When Do I Use an Easy Pace?
Generally, the majority of your weekly runs should be at an easy pace, or at least ever other day. Runners World states that “top coaches and exercise physiologists believe that most runners should do 80 to 90 per cent of their weekly training at the easy run pace (this includes your long runs, done at approximately the same pace).” So if you run 40 miles per week, it’s recommended that 32-36 of them are at at easy pace, including your long run. That leaves just a few miles for a tempo run or speed intervals.
That Seems Like a Whole Lot of “Junk Miles”
True easy paced running is anything but junk miles. You are specifically training at this pace to fully benefit your aerobic endurance system and musculoskeletal system. Going too fast? Not smart! “Allowing your easy runs to become run at a faster pace is not improving you as a runner, but rather training entirely different energy systems that you are likely targeting in harder workouts such as speed sessions. If easy runs are always run at a harder than necessary pace you will experience reduced performance on your harder workout days and stress the body to the point of risking injury and overtraining.” – http://runneracademy.com/importance-of-easy-runs.
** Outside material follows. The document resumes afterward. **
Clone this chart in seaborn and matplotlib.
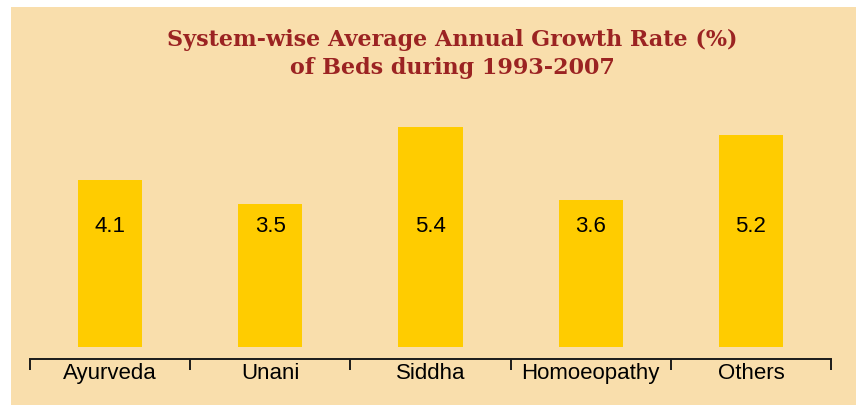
import matplotlib
matplotlib.use("Agg")
import matplotlib.pyplot as plt
import seaborn as sns
import pandas as pd
from matplotlib.patches import Rectangle

# Datos
systems = ["Ayurveda", "Unani", "Siddha", "Homoeopathy", "Others"]
growth = [4.1, 3.5, 5.4, 3.6, 5.2]

bg = "#F9DEAC"
bar_color = "#FFCC00"
title_color = "#9B2322"

sns.set_style("white")
plt.rcParams['font.family'] = ['Liberation Sans', 'DejaVu Sans']

df = pd.DataFrame({"system": systems, "growth": growth})

fig = plt.figure(figsize=(8.56, 4.05), dpi=100, facecolor="white")
# panel de fondo
fig.patches.append(Rectangle((11 / 856, 0), 1, (405 - 7) / 405,
                             transform=fig.transFigure, facecolor=bg,
                             edgecolor="none", zorder=-10))

ax = fig.add_axes([30 / 856, (405 - 359) / 405, 801 / 856, 249 / 405])
ax.set_zorder(1)
ax.set_facecolor("none")
sns.barplot(data=df, x="system", y="growth", color=bar_color,
            saturation=1, width=0.4, linewidth=0, edgecolor="none", ax=ax)

ax.set_xlim(-0.5, len(systems) - 0.5)
ax.set_ylim(-0.294, 5.81)

# etiquetas de valor dentro de las barras
for i, v in enumerate(growth):
    ax.text(i, 2.95, f"{v}", ha="center", va="center", fontsize=16, color="black")

for s in ["top", "right", "left"]:
    ax.spines[s].set_visible(False)
ax.spines["bottom"].set_color("#1a1a1a")
ax.spines["bottom"].set_linewidth(1.4)

ax.set_yticks([])
ax.set_xticks(range(len(systems)))
ax.set_xticklabels(systems, fontsize=16, color="black")
ax.set_xticks([i - 0.5 for i in range(len(systems) + 1)], minor=True)
ax.tick_params(axis="x", which="major", bottom=False, length=0, pad=3)
ax.tick_params(axis="x", which="minor", bottom=True, length=8, width=1.4,
               color="#1a1a1a", direction="out")
ax.set_xlabel("")
ax.set_ylabel("")

fig.text(452 / 856, (405 - 54) / 405,
         "System-wise Average Annual Growth Rate (%)\nof Beds during 1993-2007",
         ha="center", va="center", fontsize=16, fontweight="bold",
         color=title_color, family=["DejaVu Serif"], linespacing=1.35)

fig.savefig("out.png", dpi=100, facecolor=fig.get_facecolor())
But before you slow to a crawl beware; “On the flipside, you do want to make sure that you are not running too easy that you are barely exercising. If you run your easy runs too slow you are also getting none of the benefits described above and instead just wearing down your body without aerobic benefit.”
Do a personal case study on yourself to find your easy pace, and remember what it feels like!
This way you can be sure your miles aren’t a waste. Who wants to run 50 miles a week with no real improvement to speak of and only put yourself at an increased risk for injury? Doesn’t sound like a great idea when you put it that way, yet I signed up for that not realizing the damage I was doing. I can say now with certainty that easy paced running is an essential and huge piece of the training puzzle. Learn what it feels like when you are running with your “easy run” effort and stick to it! After all there is nothing to lose and new PRs to gain!
Do you do most of your running at an easy effort? Have you been a victim of the “faster is better” mentality? What was the outcome?